The “core” Consumer Price Index, viewed as a more stable inflation gauge, increased 6.6% from the previous year, reaching a four-decade high.
The Labor Department said Thursday that consumer prices in the United States dropped in September compared to the previous month. However, the inflation rate was still higher than what experts had projected.
In the minutes following the news release, Bitcoin (BTC) fell over 3% to its lowest level since September 21. At the time of publication, Bitcoin was traded for around $18,400. As a result of the Federal Reserve’s attempts to tame skyrocketing inflation, the values of risky financial assets, from equities to bitcoin, have declined.
Source: BTCUSDT on TradingView.com
The Consumer Price Index – the most widely followed indicator of inflationary pressure in the US – rose 8.2% in September from the same month a year ago, above the 8.1% increase predicted by analysts. The index climbed 0.4% from August to September.
The “core” CPI, which excludes volatile energy and food prices and is more carefully monitored by investors and policymakers since it is viewed as a more stable reflection of underlying price pressures, climbed 0.6%, the same rate as in August, beating forecasts by a significant margin. The core CPI jumped 6.6% over the previous year to its highest level in four decades.
Inflation Whac-A-Mole
When certain costs decrease, others increase. While the price of gasoline, which has been the primary cause of high inflation over the last few months, has continued to decline, prices for other goods have negated this trend and kept inflation at a high level.
For instance, health insurance increased by 28% annually, the most significant rise ever. Similarly, food was 13% more costly than a year earlier, and rents increased 7.2%, the most considerable rise in forty years.
Even though gas prices decreased marginally in September, experts anticipate a rebound in the following months due to the Organisation of the Petroleum Exporting Countries’ announcement that it will reduce output by 2 million barrels per day, which might lead to a rise in prices.
Michael Weisz, president of Yieldstreet, advised investors to monitor the continuing divergence in direction between headline and core indicators compared to earlier periods. “Core categories, such as housing costs, tend to be ‘stickier’ in price movements and can give insight into future inflation expectations.”
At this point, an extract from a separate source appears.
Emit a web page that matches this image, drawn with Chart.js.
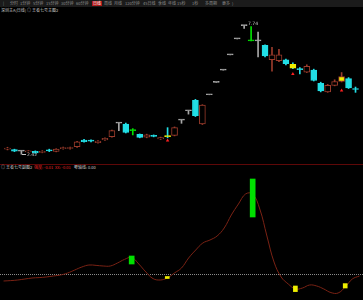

To drive inflation down to 2%, central bankers have hiked interest rates five times this year by 300 basis points, or 3 percentage points. However, they still have a long way to go. In a study by Bankrate, 43% of economists said that they believe inflation has not yet reached its high and will increase over the next 12 to 18 months.
According to the minutes of the September meeting of the rate-setting Federal Open Market Committee, released on Wednesday, central bankers expect rates to remain high unless prices decline significantly.
“They had raised their assessment of the path of the federal funds rate that would likely be needed to achieve the committee’s goals,” according to the document, with inflation “showing little sign so far of abating.”
Bitcoin, which has declined substantially this year, may remain under pressure as traders stress the possibility of further high interest-rate rises by the Federal Reserve on November 1 and 2, when the FOMC meets next.